Esta semana el gobierno alcanzó un récord: 170 mil muertos. Se dice con estupefacción y es que es una cifra que nadie imaginaba. Para el presidente que pensaba que con su sola palabra y presencia se acabarían los muertos, esta cifra será, sin duda alguna, una de las que pasará a la historia, de las que marcará su gobierno.
Una vez pasadas las próximas elecciones, y ya entrado el liderazgo de quien conduzca el gobierno dentro de aproximadamente un año, las cosas irán cayendo por su peso y, más allá de los dimes y diretes, estará la cifra demoledora de muertos, que irá de la mano de la de los desaparecidos y del enorme fracaso en las soluciones de crímenes que el propio Presidente y su gente exprimieron como causa política.
Ante esta cifra –que lo perseguirá el resto de su vida, junto con su popularidad, su apetito desbordado, su gusto por el beisbol, su política exterior bananera y la corrupción e ineptitud olímpica de su gobierno–, el presidente solamente exhibe una indiferencia que raya en lo sociopático. No hay nada que lo conmueva, no hay víctima mayor que él; no hay sufrimiento mayor que el del pobre Presidente al que tanto critican, más que a ningún otro. El presidente López Obrador ha sido incapaz de presentarse al funeral de alguno de los soldados caídos en combate contra el crimen.
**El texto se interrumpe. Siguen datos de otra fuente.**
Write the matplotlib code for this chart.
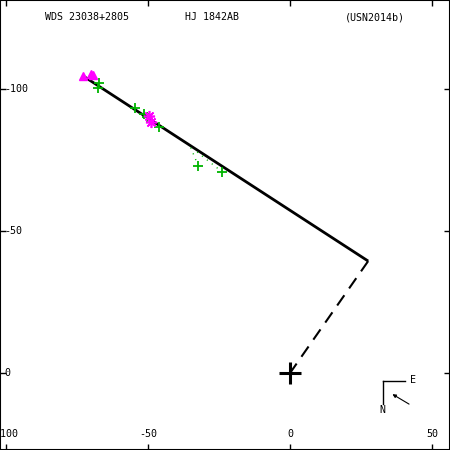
import matplotlib
matplotlib.use('Agg')
import matplotlib.pyplot as plt

plt.rcParams['axes.unicode_minus'] = False

# titles
title_left = 'WDS 23038+2805'
title_mid = 'HJ 1842AB'
title_right = '(USN2014b)'

# orbit (nearly edge-on, appears as a line)
orbit_x = [-72.9, 27.5]
orbit_y = [-104.6, -39.4]

# line of nodes / periastron link to primary
node_x = [27.5, 0.0]
node_y = [-39.4, 0.0]

# micrometer / visual observations (green plus)
obs_x = [-67.3, -67.7, -54.6, -51.4, -50.2, -46.0, -32.3, -23.8]
obs_y = [-102.2, -100.2, -93.2, -91.1, -90.0, -86.5, -72.9, -70.7]

# residual links: observed -> predicted
res_obs_x = [-32.3, -23.8]
res_obs_y = [-72.9, -70.7]
res_pred_x = [-35.2, -32.7]
res_pred_y = [-79.9, -77.8]

# first measures (magenta triangles)
first_x = [-73.0, -69.9, -69.3]
first_y = [-104.6, -105.4, -105.0]

# speckle / interferometry (magenta asterisks)
speckle_x = [-49.5, -49.0]
speckle_y = [-90.6, -88.5]

xticks = [-100, -50, 0, 50]
yticks = [-100, -50, 0]

font = 'DejaVu Sans Mono'
fs = 7.2

fig = plt.figure(figsize=(4.5, 4.5), dpi=100)
ax = fig.add_axes([0, 0, 1, 1])
ax.set_xlim(-102.1, 56.3)
ax.set_ylim(27.1, -131.3)

ax.plot(orbit_x, orbit_y, color='black', lw=2, solid_capstyle='butt')
ax.plot(node_x, node_y, color='black', lw=1.5, linestyle=(0, (6, 4)))

for ox, oy, px, py in zip(res_obs_x, res_obs_y, res_pred_x, res_pred_y):
    ax.plot([ox, px], [oy, py], color='#00b400', lw=1.0, linestyle=(0, (0.8, 3.7)))

ax.plot(obs_x, obs_y, linestyle='none', marker='+', ms=7, mew=1.3, color='#00b400')
ax.plot(first_x, first_y, linestyle='none', marker='^', ms=5.5, color='#ff00ff')
ax.plot(speckle_x, speckle_y, linestyle='none', marker=(8, 2, 0), ms=8, mew=1.2,
        color='#ff00ff')

# primary star
ax.plot([0], [0], linestyle='none', marker='+', ms=16, mew=2.2, color='black')

# ticks
ax.set_xticks(xticks)
ax.set_yticks(yticks)
ax.set_xticklabels([])
ax.set_yticklabels([])
ax.tick_params(direction='in', length=4, width=1, top=True, right=True,
               colors='black')
for s in ax.spines.values():
    s.set_linewidth(1.5)

for v in xticks:
    ax.text(v, 0.036, str(v), transform=ax.get_xaxis_transform(), ha='center',
            va='center', family=font, fontsize=fs)
for v in yticks:
    ax.text(0.009, v, str(v), transform=ax.get_yaxis_transform(), ha='left',
            va='center', family=font, fontsize=fs)

ax.text(0.1, 0.962, title_left, transform=ax.transAxes, ha='left', va='center',
        family=font, fontsize=fs)
ax.text(0.411, 0.962, title_mid, transform=ax.transAxes, ha='left', va='center',
        family=font, fontsize=fs)
ax.text(0.767, 0.962, title_right, transform=ax.transAxes, ha='left', va='center',
        family=font, fontsize=fs)

# compass
ax.plot([0.851, 0.9], [0.153, 0.153], transform=ax.transAxes, color='black', lw=1)
ax.plot([0.851, 0.851], [0.153, 0.102], transform=ax.transAxes, color='black', lw=1)
ax.text(0.918, 0.156, 'E', transform=ax.transAxes, ha='center', va='center',
        family=font, fontsize=fs)
ax.text(0.849, 0.088, 'N', transform=ax.transAxes, ha='center', va='center',
        family=font, fontsize=fs)
ax.annotate('', xy=(0.872, 0.124), xytext=(0.909, 0.102), xycoords='axes fraction',
            arrowprops=dict(arrowstyle='-|>', color='black', lw=0.8,
                            mutation_scale=5, shrinkA=0, shrinkB=0))

fig.savefig('out.png', dpi=100)
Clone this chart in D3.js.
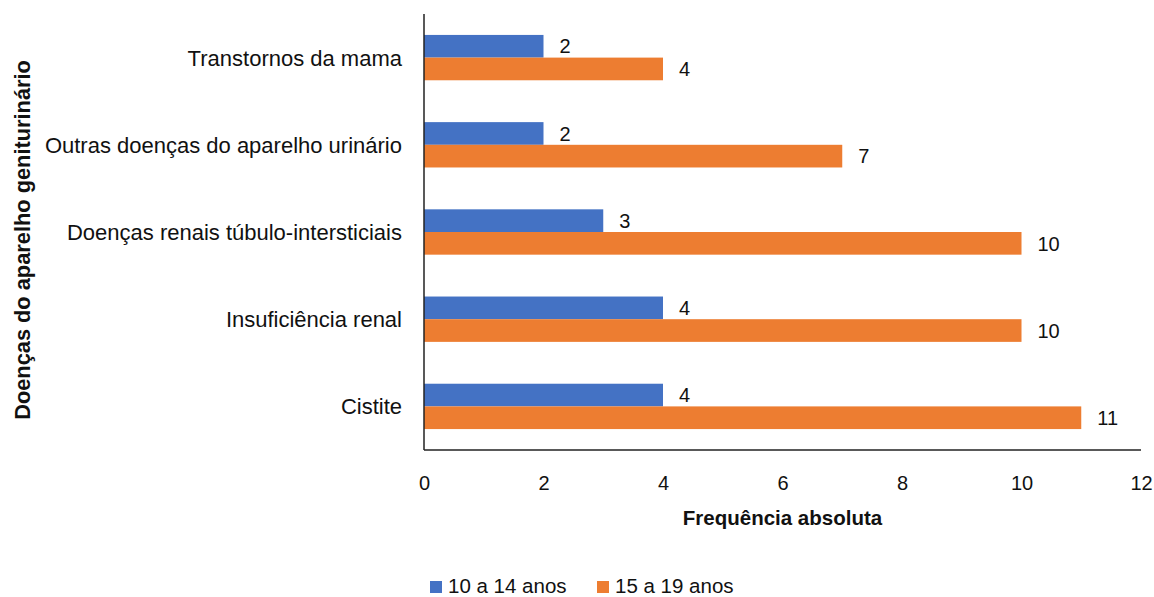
<!DOCTYPE html>
<html>
<head>
<meta charset="utf-8">
<script src="https://cdn.jsdelivr.net/npm/d3@7"></script>
<style>
  html, body { margin: 0; padding: 0; background: #fff; }
  svg { display: block; font-family: "Liberation Sans", Arial, sans-serif; }
</style>
</head>
<body>
<svg id="chart" width="1154" height="597"></svg>
<script>
const categories = [
  "Transtornos da mama",
  "Outras doenças do aparelho urinário",
  "Doenças renais túbulo-intersticiais",
  "Insuficiência renal",
  "Cistite"
];
const seriesNames = ["10 a 14 anos", "15 a 19 anos"];
const values10a14 = [2, 2, 3, 4, 4];
const values15a19 = [4, 7, 10, 10, 11];
const xTicks = [0, 2, 4, 6, 8, 10, 12];
const colors = ["#4472C4", "#ED7D31"];
const xTitle = "Frequência absoluta";
const yTitle = "Doenças do aparelho geniturinário";

const seriesValues = [values10a14, values15a19];
const rows = categories.map((c, i) => ({
  cat: c,
  vals: seriesNames.map((s, j) => ({ series: s, idx: j, value: seriesValues[j][i] }))
}));

const svg = d3.select("#chart");
const plotLeft = 424, plotRight = 1141, plotTop = 14, plotBottom = 450;

const x = d3.scaleLinear().domain([0, 12]).range([plotLeft, plotRight]);
const y = d3.scaleBand().domain(categories).range([plotTop, plotBottom])
  .paddingInner(0.48).paddingOuter(0.24);
const ySub = d3.scaleBand().domain(seriesNames).range([0, y.bandwidth()]);

const textColor = "#111";

// bars
const groups = svg.append("g").selectAll("g").data(rows).join("g")
  .attr("transform", d => `translate(0,${y(d.cat)})`);

groups.selectAll("rect").data(d => d.vals).join("rect")
  .attr("x", x(0))
  .attr("y", d => ySub(d.series))
  .attr("width", d => x(d.value) - x(0))
  .attr("height", ySub.bandwidth())
  .attr("fill", d => colors[d.idx]);

groups.selectAll("text.val").data(d => d.vals).join("text")
  .attr("class", "val")
  .attr("x", d => x(d.value) + 16)
  .attr("y", d => ySub(d.series) + ySub.bandwidth() / 2)
  .attr("dy", "0.36em")
  .attr("font-size", 20)
  .attr("fill", textColor)
  .text(d => d.value);

// category labels
svg.append("g").selectAll("text").data(categories).join("text")
  .attr("x", plotLeft - 22)
  .attr("y", d => y(d) + y.bandwidth() / 2)
  .attr("dy", "0.36em")
  .attr("text-anchor", "end")
  .attr("font-size", 22)
  .attr("fill", textColor)
  .text(d => d);

// axes lines
svg.append("line")
  .attr("x1", plotLeft).attr("x2", plotLeft).attr("y1", plotTop).attr("y2", plotBottom)
  .attr("stroke", "#222").attr("stroke-width", 1.5);
svg.append("line")
  .attr("x1", plotLeft).attr("x2", plotRight).attr("y1", plotBottom).attr("y2", plotBottom)
  .attr("stroke", "#222").attr("stroke-width", 1.5);

// x tick labels
const xAxis = d3.axisBottom(x).tickValues(xTicks).tickSize(0).tickPadding(0).tickFormat(d3.format("d"));
const gx = svg.append("g").attr("transform", `translate(0,${plotBottom})`).call(xAxis);
gx.select(".domain").remove();
gx.selectAll("text")
  .attr("y", 40)
  .attr("dy", 0)
  .attr("font-size", 20)
  .attr("font-family", "Liberation Sans, Arial, sans-serif")
  .attr("fill", textColor);

// axis titles
svg.append("text")
  .attr("x", (plotLeft + plotRight) / 2)
  .attr("y", 525)
  .attr("text-anchor", "middle")
  .attr("font-size", 20.5)
  .attr("font-weight", "bold")
  .attr("fill", textColor)
  .text(xTitle);

svg.append("text")
  .attr("transform", "translate(30,240) rotate(-90)")
  .attr("text-anchor", "middle")
  .attr("font-size", 21.8)
  .attr("font-weight", "bold")
  .attr("fill", textColor)
  .text(yTitle);

// legend
const legendX = [430, 597];
const lg = svg.append("g").selectAll("g").data(seriesNames).join("g")
  .attr("transform", (d, i) => `translate(${legendX[i]},581)`);
lg.append("rect").attr("width", 12).attr("height", 12).attr("fill", (d, i) => colors[i]);
lg.append("text")
  .attr("x", 18).attr("y", 12)
  .attr("font-size", 20.5)
  .attr("fill", textColor)
  .text(d => d);
</script>
</body>
</html>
Soldados que pertenecían a un Ejército del cual él es el comandante.
La indiferencia enfermiza y cínica del presidente también se manifiesta de manera clara cuando la matazón es parte de la vida cotidiana en estados como Guerrero y él prefiere dedicarse a organizar una batalla campal contra los trabajadores del Poder Judicial. No contra los ministros de la Suprema Corte de Justicia, sino contra los trabajadores. Los oficinistas que destinan parte de sus ingresos a ahorrar para una vida digna en el incierto futuro. Es contra ellos el combate presidencial. Contra el crimen organizado están los abrazos; contra los trabajadores del Poder Judicial están los madrazos. Abrazos y madrazos que reparte el Presidente desde su Palacio.
Es cínico e indiferente al dolor con las mujeres, con los trabajadores, con los familiares de las víctimas. También es mezquino porque palabras de aliento y de apoyo solamente tiene para quienes portan antorchas dispuestos a quemar lo que ordene el presidente.
Ya se ha dicho hasta la saciedad que la estrategia del presidente es la de desviar la atención de los asuntos importantes de la nación con sus ocurrencias y venganzas. Ya también se ha dicho reiteradamente que le funciona muy bien. Pero que le funcione muy bien no significa que lo que hace deje de estar mal. Porque darle la vuelta a los problemas mayúsculos de una nación, como lo son 170 mil muertos, es algo que no cabe en ninguna estrategia de evasión. Por eso la cifra lo perseguirá el resto de su vida.
No hay que negar las cosas. No hay que ser como el Presidente. No se puede negar que es popular, pero tampoco se puede negar que es un sociópata.